The start of this new literary pastime enabled the fourth grader to raise his reading level from the second grade to the eighth within the span of a year.
Marvel also introduced an addition to their best selling Avengers series, a king of the fictional African nation of Wakanda called T’Challa aka the superhero, the “Black Panther.” The Black Panther eventually gained his on self tilted comic, and married a member of the X-Men, African sorceresses named Ororo Munroe, aka “Storm” in May 1975.
Adilifu Nama, a Cleveland native, moved west to Hawthrone at the age 9, and also became engrossed in the comic medium. Like Davis, he was a fan of the Black Panther and “Captain America,” but also Marvel characters like the Falcon and Luke Cage. The transition into high school and its various social “clichés” gave way to basketball and the hip-hop culture.
Rites of Passage
Moving on to college at Cal State Long Beach, Nama’s tastes transitioned to science fiction and the writings of Ray Bradbury and Isaac Asimov. While enjoyable, his main gripe with this genre was the failure to identify,( i.e. one did not see one’s self in these books or films).

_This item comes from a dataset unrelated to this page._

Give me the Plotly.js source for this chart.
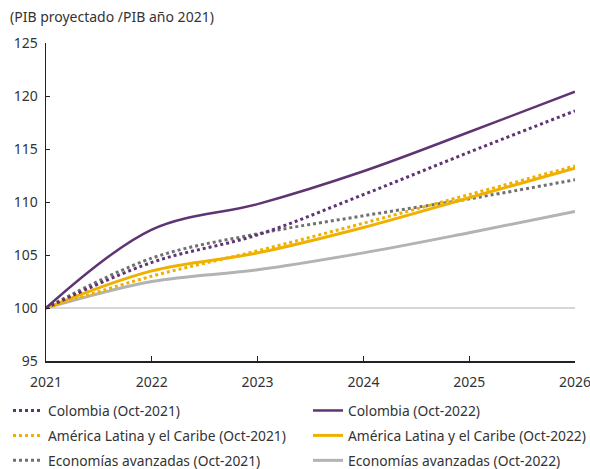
<!DOCTYPE html>
<html>
<head>
<meta charset="utf-8">
<script src="https://cdn.plot.ly/plotly-3.0.1.min.js"></script>
<style>html,body{margin:0;padding:0;background:#fff;}#chart{width:590px;height:469px;}</style>
</head>
<body>
<div id="chart"></div>
<script>
var years = [2021, 2022, 2023, 2024, 2025, 2026];
var colombia2021 = [100, 104.3, 106.9, 110.7, 114.7, 118.6];
var colombia2022 = [100, 107.4, 109.8, 112.9, 116.6, 120.4];
var alc2021 = [100, 103.0, 105.4, 108.0, 110.7, 113.4];
var alc2022 = [100, 103.5, 105.2, 107.6, 110.4, 113.2];
var avanz2021 = [100, 104.7, 107.0, 108.7, 110.3, 112.1];
var avanz2022 = [100, 102.5, 103.6, 105.2, 107.1, 109.1];
var baseline = 100;
var yTicks = [95, 100, 105, 110, 115, 120, 125];

var PURPLE = '#5e3473', YELLOW = '#efb000', GRAY_D = '#707070', GRAY_S = '#b3b3b3';
var FONT = 'Noto Sans, sans-serif';

function tr(name, y, color, dash, width, legend, rank) {
  return {x: years, y: y, name: name, type: 'scatter', mode: 'lines',
    line: {color: color, dash: dash, width: width, shape: 'spline', smoothing: 1},
    legend: legend, legendrank: rank, legendgroup: name, hoverinfo: 'skip'};
}

var data = [
  tr('Economías avanzadas (Oct-2022)', avanz2022, GRAY_S, 'solid', 3, 'legend2', 3),
  tr('Economías avanzadas (Oct-2021)', avanz2021, GRAY_D, 'dot', 3, 'legend', 3),
  tr('América Latina y el Caribe (Oct-2021)', alc2021, YELLOW, 'dot', 3, 'legend', 2),
  tr('América Latina y el Caribe (Oct-2022)', alc2022, YELLOW, 'solid', 3, 'legend2', 2),
  tr('Colombia (Oct-2021)', colombia2021, PURPLE, 'dot', 3, 'legend', 1),
  tr('Colombia (Oct-2022)', colombia2022, PURPLE, 'solid', 2.5, 'legend2', 1)
];

var legendCommon = {orientation: 'v', xref: 'container', yref: 'container',
  yanchor: 'top', y: 1 - 395/469, xanchor: 'left',
  font: {family: FONT, size: 13.8, color: '#333'}, bgcolor: 'rgba(0,0,0,0)',
  tracegroupgap: 4, itemwidth: 30};

var layout = {
  width: 590, height: 469,
  margin: {l: 46, r: 15, t: 43, b: 108, autoexpand: false},
  paper_bgcolor: '#fff', plot_bgcolor: '#fff',
  font: {family: FONT, size: 14, color: '#333'},
  title: {text: '(PIB proyectado /PIB año 2021)', xref: 'container', yref: 'container',
    x: 10/590, xanchor: 'left', y: 1 - 17/469, yanchor: 'middle',
    font: {family: FONT, size: 14, color: '#333'}},
  xaxis: {range: [2021, 2026], tickvals: years, ticktext: years.map(String),
    showgrid: false, zeroline: false, showline: true, linecolor: '#222', linewidth: 1.5,
    ticks: 'inside', ticklen: 5, tickcolor: '#222', ticklabelstandoff: 8,
    ticklabeloverflow: 'allow',
    tickfont: {family: FONT, size: 14, color: '#333'}},
  yaxis: {range: [95, 125], tickvals: yTicks, showgrid: false, zeroline: false,
    showline: true, linecolor: '#222', linewidth: 1.5, ticks: 'inside', ticklen: 4,
    tickcolor: '#222', ticklabelstandoff: 4,
    tickfont: {family: FONT, size: 14, color: '#333'}},
  shapes: [{type: 'line', xref: 'x', yref: 'y', x0: years[0], x1: years[years.length-1],
    y0: baseline, y1: baseline, line: {color: '#d6d6d6', width: 2}, layer: 'below'}],
  legend: Object.assign({}, legendCommon, {x: 8/590}),
  legend2: Object.assign({}, legendCommon, {x: 308/590}),
  showlegend: true
};

Plotly.newPlot('chart', data, layout, {displayModeBar: false, staticPlot: true});
</script>
</body>
</html>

Cris crossing the coasts for graduate school, first at Howard University, and then back home to USC, he set his sights on a doctrine mixing film, race, and media in general. In following these pursuits, he had an epiphany of sorts with the release of “The Matrix” circa 1999.

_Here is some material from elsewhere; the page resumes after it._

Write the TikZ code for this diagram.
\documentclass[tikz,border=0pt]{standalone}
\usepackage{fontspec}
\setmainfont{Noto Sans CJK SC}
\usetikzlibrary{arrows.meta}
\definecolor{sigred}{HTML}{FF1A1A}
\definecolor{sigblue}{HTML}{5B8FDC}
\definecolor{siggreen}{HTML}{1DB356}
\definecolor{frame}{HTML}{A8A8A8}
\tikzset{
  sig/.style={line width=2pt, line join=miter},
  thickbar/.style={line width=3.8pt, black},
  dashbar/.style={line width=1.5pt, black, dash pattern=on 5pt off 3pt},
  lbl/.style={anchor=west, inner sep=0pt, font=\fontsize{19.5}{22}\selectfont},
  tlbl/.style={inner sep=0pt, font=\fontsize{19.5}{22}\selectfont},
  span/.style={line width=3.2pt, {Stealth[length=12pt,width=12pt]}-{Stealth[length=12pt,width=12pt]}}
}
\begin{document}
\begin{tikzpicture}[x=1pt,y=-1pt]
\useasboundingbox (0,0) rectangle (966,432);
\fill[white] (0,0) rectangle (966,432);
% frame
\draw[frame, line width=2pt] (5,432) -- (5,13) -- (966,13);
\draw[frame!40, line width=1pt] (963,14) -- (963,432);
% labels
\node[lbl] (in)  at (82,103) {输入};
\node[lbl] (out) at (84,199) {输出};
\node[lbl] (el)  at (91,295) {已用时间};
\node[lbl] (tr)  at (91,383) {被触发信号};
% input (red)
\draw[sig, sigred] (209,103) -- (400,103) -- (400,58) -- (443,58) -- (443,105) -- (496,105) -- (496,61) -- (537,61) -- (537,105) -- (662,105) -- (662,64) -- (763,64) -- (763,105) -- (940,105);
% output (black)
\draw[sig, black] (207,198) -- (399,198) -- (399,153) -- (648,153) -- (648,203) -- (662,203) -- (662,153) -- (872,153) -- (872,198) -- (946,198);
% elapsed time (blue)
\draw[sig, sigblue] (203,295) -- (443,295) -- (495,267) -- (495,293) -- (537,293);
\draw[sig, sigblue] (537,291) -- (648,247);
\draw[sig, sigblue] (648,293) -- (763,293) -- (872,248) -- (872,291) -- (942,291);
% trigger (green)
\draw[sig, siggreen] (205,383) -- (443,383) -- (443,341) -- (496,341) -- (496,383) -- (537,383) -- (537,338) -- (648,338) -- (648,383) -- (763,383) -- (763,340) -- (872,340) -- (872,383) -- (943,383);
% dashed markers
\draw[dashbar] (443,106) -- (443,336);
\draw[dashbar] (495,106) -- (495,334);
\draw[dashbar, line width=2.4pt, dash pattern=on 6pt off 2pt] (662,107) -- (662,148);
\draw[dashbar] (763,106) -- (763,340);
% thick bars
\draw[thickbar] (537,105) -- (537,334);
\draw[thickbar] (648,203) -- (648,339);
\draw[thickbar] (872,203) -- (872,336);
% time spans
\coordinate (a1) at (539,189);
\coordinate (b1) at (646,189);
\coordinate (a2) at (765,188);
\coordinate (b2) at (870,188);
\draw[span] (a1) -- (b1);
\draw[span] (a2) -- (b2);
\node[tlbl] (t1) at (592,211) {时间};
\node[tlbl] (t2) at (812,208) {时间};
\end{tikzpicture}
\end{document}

For Nama, this was the “…first Black science fiction film,” in that it spoke to him personally. The characters of Neo (Keanu Reeves), Morpheus (Laurence Fishburne), and Oracle (Gloria Foster) infused his career as a scholar on the college level, first at Cal State Northridge, and now at Loyola Marymount University where he is a professor of African American Studies. A successful author, his bibliography includes “Black Space: Imagining Race in Science Fiction Film,” the first book to look at science fiction in terms of addressing the implications of racial discourse.
This was followed by “Super Black: American Pop Culture and Black Superheroes,” an attempt to look at the Black presence in main stream comics from a perspective other then that of the main stream. His third book, “Race on the QT: Blackness and the Films of Quentin Tarantino,” focuses on the filmography of this landmark director.
Next up is a treatise on the flamboyant cross-dressing, gender bending, hyper sexual musician titled “Prince and Race.” he eagerly awaits the premiere of “Black Panther.”
“Man, I cannot wait for that film to get on the big screen across the country!” he declares, admitting he plans to see it several times to properly critique its merits.
Phillips’ interest in the visual medium continued in his pursuit of a degree in graphics at Cal State Los Angeles. While there, he segued into the activist movement sweeping the country, contributing posters and what not in and around the campus. Moving on to the labor force, he engaged in several non-profit organizations while writing in his spare time. Outside of comics, a major influence was the pulp literature he devoured, including the gritty African American literature of the Holloway House Publishing imprint. Operating out of its Melrose Avenue. office, it marketed Black crime writers like Donald Goines, Joseph Nazel, and the iconic Iceberg Slim in a new genre called “urban fiction.”
He purchased these inner city gems locally at Hall’s Bookmark on Santa Barbara (now Martin Luther King Jr. Boulevard near Rodeo Road, and at World Book and News in Hollywood.
Keeping his “day job,” Phillips’ publishing debut came with “Violent Spring” (1994), a political mystery infused by the turmoil from the 1992 riot/uprising with private detective Ivan Monk looking into the firebombing of a Korean owned business. Monk’s exploits have become a series, and Phillips’background in activism and social consciousness continues in his writings, in short stories, hardcover, comics, and anthologies.